### Task description
Skip every image and restate the data word for word.

### Source excerpt

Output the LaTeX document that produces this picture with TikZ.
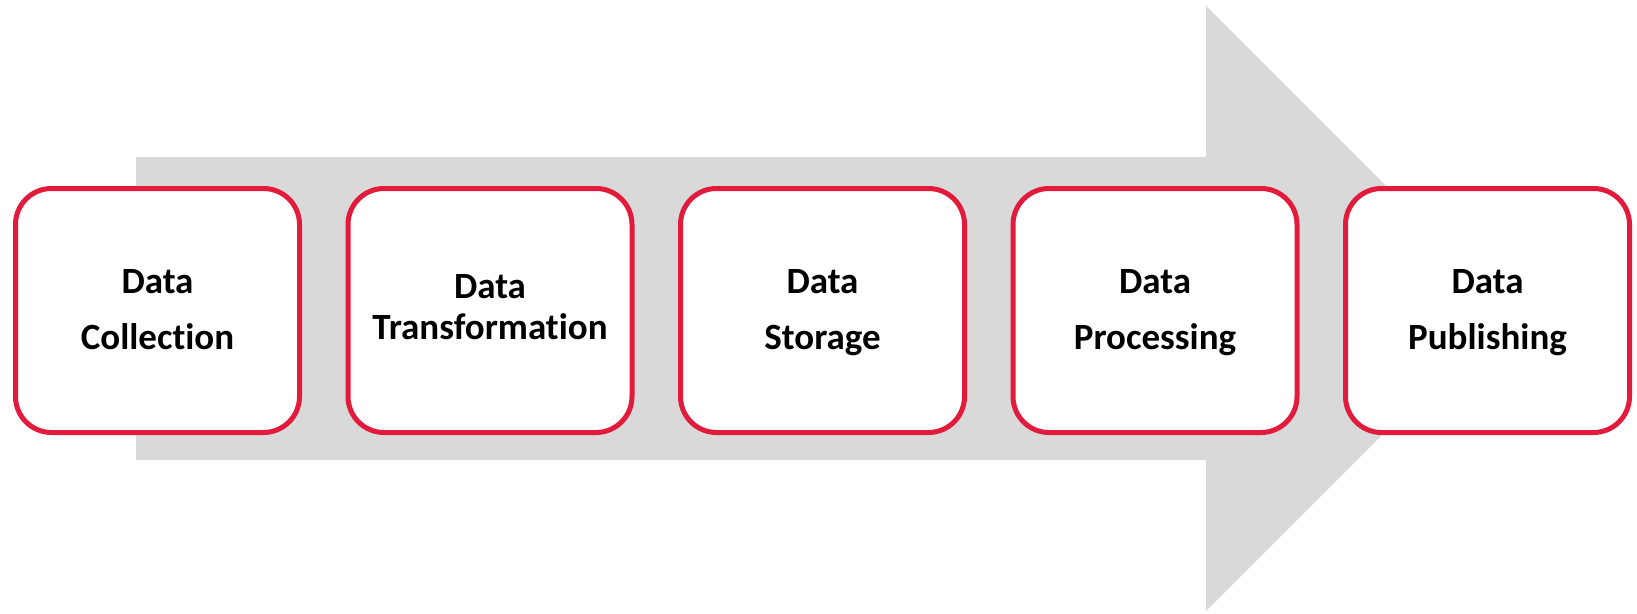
\documentclass[tikz,border=0pt]{standalone}
\usepackage{fontspec}
\setmainfont{Carlito}[RawFeature=-liga]
\definecolor{stagered}{HTML}{E21B3C}
\definecolor{arrowgrey}{HTML}{D9D9D9}
\begin{document}
\begin{tikzpicture}[x=1pt,y=-1pt,
  stagebox/.style={draw=stagered, line width=5pt, fill=white, rounded corners=36pt,
    minimum width=284pt, minimum height=244pt, inner sep=0pt, align=center,
    font=\bfseries\fontsize{37}{56}\selectfont},
  tightbox/.style={stagebox, font=\bfseries\fontsize{37}{41}\selectfont}]
\useasboundingbox (0,0) rectangle (1637,613);
% big grey arrow
\fill[arrowgrey] (136,157) -- (1206,157) -- (1206,6) -- (1508.5,308.5)
  -- (1206,611) -- (1206,460) -- (136,460) -- cycle;
% stages
\node[stagebox] (s1) at (157.5,310.5) {\strut Data\\\strut Collection};
\node[tightbox] (s2) at (490,310.5) {\strut Data\\\strut Transformation};
\node[stagebox] (s3) at (822.5,310.5) {\strut Data\\\strut Storage};
\node[stagebox] (s4) at (1155,310.5) {\strut Data\\\strut Processing};
\node[stagebox] (s5) at (1487.5,310.5) {\strut Data\\\strut Publishing};
\end{tikzpicture}
\end{document}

### Task solution
Output the LaTeX document that produces this picture with TikZ.
\documentclass[tikz,border=0pt]{standalone}
\usepackage{fontspec}
\setmainfont{Carlito}[RawFeature=-liga]
\definecolor{stagered}{HTML}{E21B3C}
\definecolor{arrowgrey}{HTML}{D9D9D9}
\begin{document}
\begin{tikzpicture}[x=1pt,y=-1pt,
  stagebox/.style={draw=stagered, line width=5pt, fill=white, rounded corners=36pt,
    minimum width=284pt, minimum height=244pt, inner sep=0pt, align=center,
    font=\bfseries\fontsize{37}{56}\selectfont},
  tightbox/.style={stagebox, font=\bfseries\fontsize{37}{41}\selectfont}]
\useasboundingbox (0,0) rectangle (1637,613);
% big grey arrow
\fill[arrowgrey] (136,157) -- (1206,157) -- (1206,6) -- (1508.5,308.5)
  -- (1206,611) -- (1206,460) -- (136,460) -- cycle;
% stages
\node[stagebox] (s1) at (157.5,310.5) {\strut Data\\\strut Collection};
\node[tightbox] (s2) at (490,310.5) {\strut Data\\\strut Transformation};
\node[stagebox] (s3) at (822.5,310.5) {\strut Data\\\strut Storage};
\node[stagebox] (s4) at (1155,310.5) {\strut Data\\\strut Processing};
\node[stagebox] (s5) at (1487.5,310.5) {\strut Data\\\strut Publishing};
\end{tikzpicture}
\end{document}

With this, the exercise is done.